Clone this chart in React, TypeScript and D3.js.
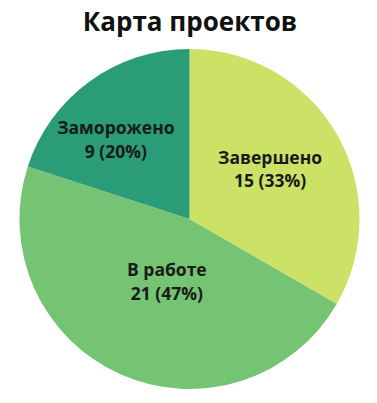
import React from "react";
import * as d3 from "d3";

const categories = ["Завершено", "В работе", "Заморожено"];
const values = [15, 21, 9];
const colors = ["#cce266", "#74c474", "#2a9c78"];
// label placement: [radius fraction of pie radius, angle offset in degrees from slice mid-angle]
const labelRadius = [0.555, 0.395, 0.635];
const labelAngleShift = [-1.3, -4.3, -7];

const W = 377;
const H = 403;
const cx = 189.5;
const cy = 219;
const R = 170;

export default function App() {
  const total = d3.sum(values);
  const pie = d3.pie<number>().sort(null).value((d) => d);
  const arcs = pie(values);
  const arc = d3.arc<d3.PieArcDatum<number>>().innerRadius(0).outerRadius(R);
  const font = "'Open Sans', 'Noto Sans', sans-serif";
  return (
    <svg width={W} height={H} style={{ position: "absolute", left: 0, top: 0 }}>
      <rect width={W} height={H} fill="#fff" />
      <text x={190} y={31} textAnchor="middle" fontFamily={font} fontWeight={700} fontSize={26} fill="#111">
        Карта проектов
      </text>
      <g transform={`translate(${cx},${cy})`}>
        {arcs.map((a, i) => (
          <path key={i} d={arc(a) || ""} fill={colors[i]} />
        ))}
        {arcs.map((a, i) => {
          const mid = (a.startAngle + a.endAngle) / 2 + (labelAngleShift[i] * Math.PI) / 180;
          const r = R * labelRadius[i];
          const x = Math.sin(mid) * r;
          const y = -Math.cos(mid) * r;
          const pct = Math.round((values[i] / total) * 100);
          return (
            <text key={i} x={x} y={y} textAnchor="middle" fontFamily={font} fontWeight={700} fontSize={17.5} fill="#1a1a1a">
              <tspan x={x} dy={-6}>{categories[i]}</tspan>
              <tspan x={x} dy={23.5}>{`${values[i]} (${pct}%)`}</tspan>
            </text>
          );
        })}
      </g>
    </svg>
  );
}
* * *
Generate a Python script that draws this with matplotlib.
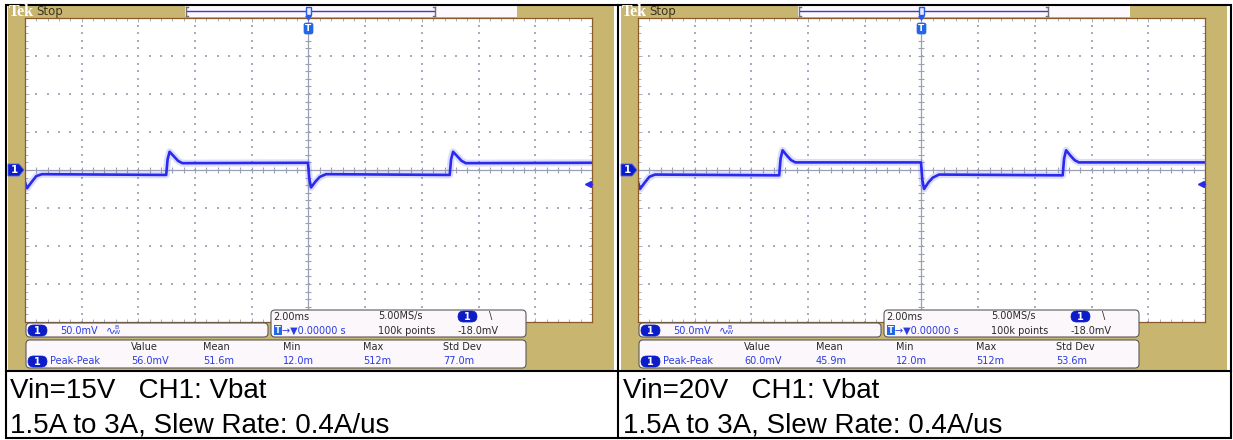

## WHAT YOU ARE ASKED TO DO
From the line with "Clone this chart" to the line with "const R = 170;", set down those lines word for word and only those, counting both ends. Pictures stay out of the copy.

## EXPECTED ANSWER
Clone this chart in React, TypeScript and D3.js.
import React from "react";
import * as d3 from "d3";

const categories = ["Завершено", "В работе", "Заморожено"];
const values = [15, 21, 9];
const colors = ["#cce266", "#74c474", "#2a9c78"];
// label placement: [radius fraction of pie radius, angle offset in degrees from slice mid-angle]
const labelRadius = [0.555, 0.395, 0.635];
const labelAngleShift = [-1.3, -4.3, -7];

const W = 377;
const H = 403;
const cx = 189.5;
const cy = 219;
const R = 170;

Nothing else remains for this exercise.